Liefde – Alle geliefden van de Heer

Maar voor u, broeders en zusters, geliefden van de Heer, moeten wij God altijd danken.
2 Tessalonicenzen 2:13

Wat hebben Barnabas, Paulus, Epenetus, Ampliatus, Stachys, Persis, Tychikus, Epafras, Onesimus, Lucas, Timoteüs, Filemon en Gajus met elkaar gemeen? Behalve dat het allemaal leden zijn van de allereerste kerkgemeenschappen, dat ze in de boeken van het Nieuwe Testament één voor één geliefden worden genoemd.
In de eerste kerken kreeg je te horen hoe geliefd je was!
Zelfs als Paulus in zijn brieven een bepaalde kerk terecht moest wijzen vanwege wantoestanden, begon hij nog met de lezers eerst aan te spreken als geliefde broeders en zusters. Want Gods genade stond voorop.
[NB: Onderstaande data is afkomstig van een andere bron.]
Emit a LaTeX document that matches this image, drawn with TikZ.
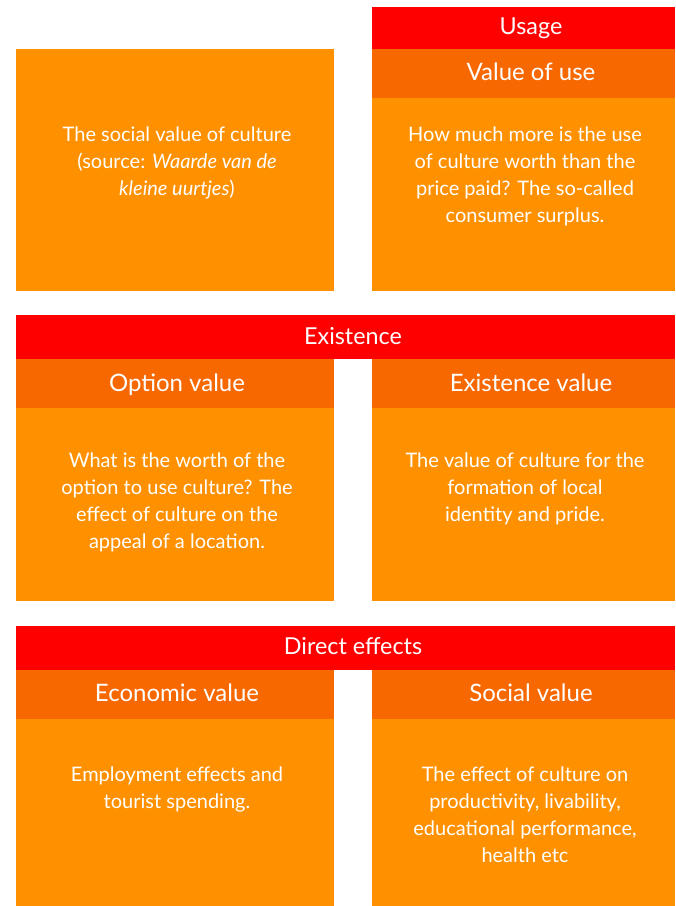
\documentclass[tikz,border=0pt]{standalone}
\usepackage{fontspec}
\setmainfont{Lato}
\definecolor{grouped}{HTML}{FF0000}
\definecolor{headed}{HTML}{F76800}
\definecolor{bodied}{HTML}{FF9100}
\tikzset{group/.style={fill=grouped}}
\tikzset{head/.style={fill=headed}}
\tikzset{body/.style={fill=bodied}}
\tikzset{grouptext/.style={text=white, font=\fontsize{17.5}{20}\selectfont, text height=1.1em, text depth=.3em}}
\tikzset{headtext/.style={text=white, font=\fontsize{18}{20}\selectfont, text height=1.1em, text depth=.3em}}
\tikzset{bodytext/.style={text=white, font=\fontsize{15}{20.25}\selectfont, align=center, anchor=north, inner sep=0pt}}

\begin{document}
\begin{tikzpicture}[x=0.75pt, y=-0.75pt]
		\useasboundingbox (0,0) rectangle (675,906);

		% Top row
		\fill[body] (16,49) rectangle (334,291);
		\fill[group] (372,7) rectangle (675,49);
		\fill[head] (372,49) rectangle (675,98);
		\fill[body] (372,98) rectangle (675,291);
		\node[grouptext] (usage) at (531,29) {Usage};
		\node[headtext] (use) at (531,75) {Value of use};
		\node[bodytext] (source) at (177,127) {The social value of culture\\(source: \textit{Waarde van de}\\\textit{kleine uurtjes})};
		\node[bodytext] (usetxt) at (525,127) {How much more is the use\\of culture worth than the\\price paid? The so-called\\consumer surplus.};

		% Middle row
		\fill[group] (16,315) rectangle (675,359);
		\fill[head] (16,359) rectangle (334,408);
		\fill[body] (16,408) rectangle (334,601);
		\fill[head] (372,359) rectangle (675,408);
		\fill[body] (372,408) rectangle (675,601);
		\node[grouptext] (existence) at (353,339) {Existence};
		\node[headtext] (option) at (177,386) {Option value};
		\node[headtext] (exist) at (531,386) {Existence value};
		\node[bodytext] (optiontxt) at (177,452) {What is the worth of the\\option to use culture? The\\effect of culture on the\\appeal of a location.};
		\node[bodytext] (existtxt) at (525,452) {The value of culture for the\\formation of local\\identity and pride.};

		% Bottom row
		\fill[group] (16,626) rectangle (675,670);
		\fill[head] (16,670) rectangle (334,719);
		\fill[body] (16,719) rectangle (334,906);
		\fill[head] (372,670) rectangle (675,719);
		\fill[body] (372,719) rectangle (675,906);
		\node[grouptext] (direct) at (353,649) {Direct effects};
		\node[headtext] (economic) at (177,696) {Economic value};
		\node[headtext] (social) at (531,696) {Social value};
		\node[bodytext] (economictxt) at (177,766) {Employment effects and\\tourist spending.};
		\node[bodytext] (socialtxt) at (525,766) {The effect of culture on\\productivity, livability,\\educational performance,\\health etc};
	\end{tikzpicture}
\end{document}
God zal altijd van jullie houden, dus ik ook, schreef Paulus.

Ik schrijf dit alles niet om u te beschamen, maar om u als mijn geliefde kinderen terecht te wijzen (1 Korintiërs 4:14).

In een andere brief legt Paulus uit hoe het toch eigenlijk kan dat we altijd geliefd zijn.

Hij heeft ons voorbestemd om als Zijn kinderen aangenomen te worden, door Jezus Christus, in Zichzelf, overeenkomstig het welbehagen van Zijn wil, tot lof van de heerlijkheid van Zijn genade, waarmee Hij ons begenadigd heeft in de Geliefde (Efeziërs 1:5-6, HSV).

Jij bent in Jezus geplaats, omdat het altijd al Gods bedoeling was dat je zijn kind zou zijn. Daardoor ben je in Jezus begenadigd. Zeer begunstigd is dat, met alle voordelen die een kind van God de Vader heeft. Zo geliefd ben jij, net als al die andere geliefde kinderen van God door alle eeuwen heen!

Wink – God haalt zijn liefde voor jou uit wat Hij van je vindt, niet uit wat jij van jezelf vindt.